■ JOB ■
Pictures excluded, return the lines below from the first through the line holding "0.1, 0, 0, 0, 0, 0, 0, 0, 0]".

■ DATA SEGMENT ■
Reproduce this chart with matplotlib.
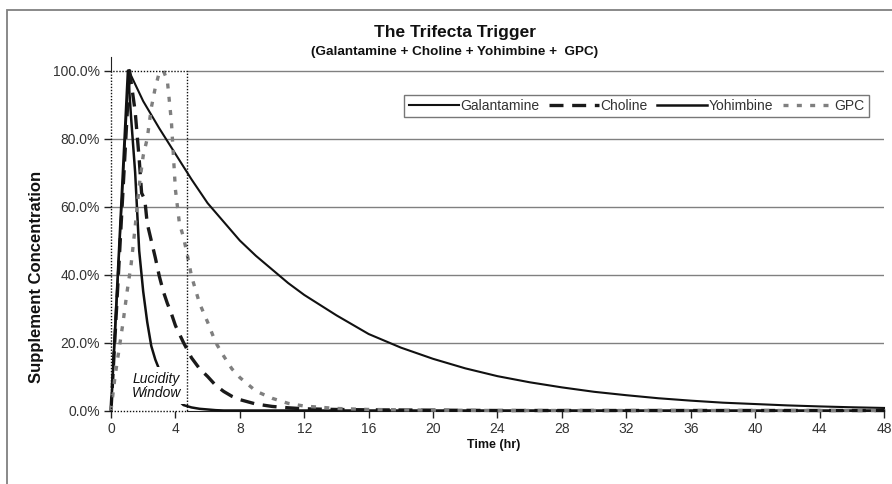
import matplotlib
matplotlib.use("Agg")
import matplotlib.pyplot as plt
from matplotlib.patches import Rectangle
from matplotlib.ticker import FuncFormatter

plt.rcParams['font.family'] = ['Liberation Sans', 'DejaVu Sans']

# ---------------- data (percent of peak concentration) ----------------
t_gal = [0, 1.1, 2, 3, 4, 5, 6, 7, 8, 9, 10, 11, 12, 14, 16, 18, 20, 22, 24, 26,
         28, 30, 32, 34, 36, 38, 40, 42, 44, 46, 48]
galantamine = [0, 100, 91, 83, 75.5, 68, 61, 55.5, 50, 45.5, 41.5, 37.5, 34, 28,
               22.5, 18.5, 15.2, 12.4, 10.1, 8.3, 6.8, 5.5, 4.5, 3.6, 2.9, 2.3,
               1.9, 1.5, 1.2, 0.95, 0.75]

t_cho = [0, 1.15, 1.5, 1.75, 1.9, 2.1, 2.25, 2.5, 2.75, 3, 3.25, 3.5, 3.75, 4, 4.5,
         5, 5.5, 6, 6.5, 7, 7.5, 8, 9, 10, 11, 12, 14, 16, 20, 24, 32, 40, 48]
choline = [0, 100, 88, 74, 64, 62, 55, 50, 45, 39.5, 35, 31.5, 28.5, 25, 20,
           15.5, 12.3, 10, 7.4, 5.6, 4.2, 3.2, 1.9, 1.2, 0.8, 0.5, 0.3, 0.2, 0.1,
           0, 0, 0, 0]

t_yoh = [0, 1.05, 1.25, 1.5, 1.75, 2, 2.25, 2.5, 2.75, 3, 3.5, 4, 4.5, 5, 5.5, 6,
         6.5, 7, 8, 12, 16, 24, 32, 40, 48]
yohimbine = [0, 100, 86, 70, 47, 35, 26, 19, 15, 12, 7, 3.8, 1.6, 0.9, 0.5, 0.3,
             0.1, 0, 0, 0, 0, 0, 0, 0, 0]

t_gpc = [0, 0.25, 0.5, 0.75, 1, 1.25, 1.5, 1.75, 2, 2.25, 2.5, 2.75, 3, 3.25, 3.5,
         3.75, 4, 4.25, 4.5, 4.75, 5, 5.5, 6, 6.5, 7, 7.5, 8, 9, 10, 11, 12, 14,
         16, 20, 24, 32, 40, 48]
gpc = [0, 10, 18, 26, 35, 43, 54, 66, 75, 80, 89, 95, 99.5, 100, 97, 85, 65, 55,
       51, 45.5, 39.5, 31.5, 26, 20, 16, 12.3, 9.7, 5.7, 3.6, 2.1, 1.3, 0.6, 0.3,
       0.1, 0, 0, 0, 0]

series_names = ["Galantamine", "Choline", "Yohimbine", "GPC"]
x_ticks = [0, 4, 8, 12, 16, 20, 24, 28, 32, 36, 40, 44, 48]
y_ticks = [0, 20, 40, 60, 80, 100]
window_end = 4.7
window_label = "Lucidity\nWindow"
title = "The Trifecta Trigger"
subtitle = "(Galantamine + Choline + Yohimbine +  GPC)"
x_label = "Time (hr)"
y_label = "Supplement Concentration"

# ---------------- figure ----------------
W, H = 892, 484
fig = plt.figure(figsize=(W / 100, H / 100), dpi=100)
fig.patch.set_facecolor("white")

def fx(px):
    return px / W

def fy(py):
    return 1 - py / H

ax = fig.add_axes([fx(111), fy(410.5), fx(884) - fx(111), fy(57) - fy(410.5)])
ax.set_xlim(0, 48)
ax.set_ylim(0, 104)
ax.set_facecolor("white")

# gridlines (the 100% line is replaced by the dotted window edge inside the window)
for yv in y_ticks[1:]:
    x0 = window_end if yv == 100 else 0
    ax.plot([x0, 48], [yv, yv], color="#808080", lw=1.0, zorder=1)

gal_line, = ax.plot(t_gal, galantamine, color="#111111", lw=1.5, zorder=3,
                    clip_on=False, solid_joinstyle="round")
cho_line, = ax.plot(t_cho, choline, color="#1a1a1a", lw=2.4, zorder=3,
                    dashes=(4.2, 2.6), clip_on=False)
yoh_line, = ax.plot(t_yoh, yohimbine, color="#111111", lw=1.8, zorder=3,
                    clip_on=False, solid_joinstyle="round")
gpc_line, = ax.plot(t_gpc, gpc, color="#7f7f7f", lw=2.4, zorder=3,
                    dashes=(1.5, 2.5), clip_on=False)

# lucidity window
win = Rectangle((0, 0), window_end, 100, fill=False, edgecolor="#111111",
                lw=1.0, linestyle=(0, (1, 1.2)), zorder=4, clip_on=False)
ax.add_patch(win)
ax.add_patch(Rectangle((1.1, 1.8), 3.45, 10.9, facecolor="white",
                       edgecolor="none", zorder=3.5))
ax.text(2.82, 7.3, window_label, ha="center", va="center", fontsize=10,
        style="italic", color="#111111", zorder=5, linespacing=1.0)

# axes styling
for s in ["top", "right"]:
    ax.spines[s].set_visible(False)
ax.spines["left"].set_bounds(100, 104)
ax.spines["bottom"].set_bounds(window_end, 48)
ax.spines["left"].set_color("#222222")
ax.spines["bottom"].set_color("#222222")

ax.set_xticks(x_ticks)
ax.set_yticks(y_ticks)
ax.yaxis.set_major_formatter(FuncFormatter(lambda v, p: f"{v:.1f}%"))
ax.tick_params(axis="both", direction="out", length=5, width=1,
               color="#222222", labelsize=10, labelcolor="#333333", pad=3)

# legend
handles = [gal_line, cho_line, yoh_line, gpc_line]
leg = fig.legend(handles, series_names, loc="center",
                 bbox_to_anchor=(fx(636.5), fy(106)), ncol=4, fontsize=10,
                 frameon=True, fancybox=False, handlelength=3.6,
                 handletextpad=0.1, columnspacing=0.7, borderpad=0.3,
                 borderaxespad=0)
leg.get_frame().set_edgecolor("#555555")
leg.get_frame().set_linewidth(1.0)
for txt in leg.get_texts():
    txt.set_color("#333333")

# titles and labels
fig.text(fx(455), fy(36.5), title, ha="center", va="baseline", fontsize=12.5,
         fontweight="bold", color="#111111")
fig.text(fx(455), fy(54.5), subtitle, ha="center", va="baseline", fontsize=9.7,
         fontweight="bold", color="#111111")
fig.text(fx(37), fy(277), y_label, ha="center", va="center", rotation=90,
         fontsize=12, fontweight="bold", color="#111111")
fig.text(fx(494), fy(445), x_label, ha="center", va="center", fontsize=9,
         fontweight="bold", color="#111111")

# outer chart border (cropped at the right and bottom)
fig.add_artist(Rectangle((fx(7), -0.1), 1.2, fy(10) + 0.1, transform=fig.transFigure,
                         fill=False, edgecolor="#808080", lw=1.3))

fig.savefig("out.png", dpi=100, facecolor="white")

■ THE RESULT ■
Reproduce this chart with matplotlib.
import matplotlib
matplotlib.use("Agg")
import matplotlib.pyplot as plt
from matplotlib.patches import Rectangle
from matplotlib.ticker import FuncFormatter

plt.rcParams['font.family'] = ['Liberation Sans', 'DejaVu Sans']

# ---------------- data (percent of peak concentration) ----------------
t_gal = [0, 1.1, 2, 3, 4, 5, 6, 7, 8, 9, 10, 11, 12, 14, 16, 18, 20, 22, 24, 26,
         28, 30, 32, 34, 36, 38, 40, 42, 44, 46, 48]
galantamine = [0, 100, 91, 83, 75.5, 68, 61, 55.5, 50, 45.5, 41.5, 37.5, 34, 28,
               22.5, 18.5, 15.2, 12.4, 10.1, 8.3, 6.8, 5.5, 4.5, 3.6, 2.9, 2.3,
               1.9, 1.5, 1.2, 0.95, 0.75]

t_cho = [0, 1.15, 1.5, 1.75, 1.9, 2.1, 2.25, 2.5, 2.75, 3, 3.25, 3.5, 3.75, 4, 4.5,
         5, 5.5, 6, 6.5, 7, 7.5, 8, 9, 10, 11, 12, 14, 16, 20, 24, 32, 40, 48]
choline = [0, 100, 88, 74, 64, 62, 55, 50, 45, 39.5, 35, 31.5, 28.5, 25, 20,
           15.5, 12.3, 10, 7.4, 5.6, 4.2, 3.2, 1.9, 1.2, 0.8, 0.5, 0.3, 0.2, 0.1,
           0, 0, 0, 0]

t_yoh = [0, 1.05, 1.25, 1.5, 1.75, 2, 2.25, 2.5, 2.75, 3, 3.5, 4, 4.5, 5, 5.5, 6,
         6.5, 7, 8, 12, 16, 24, 32, 40, 48]
yohimbine = [0, 100, 86, 70, 47, 35, 26, 19, 15, 12, 7, 3.8, 1.6, 0.9, 0.5, 0.3,
             0.1, 0, 0, 0, 0, 0, 0, 0, 0]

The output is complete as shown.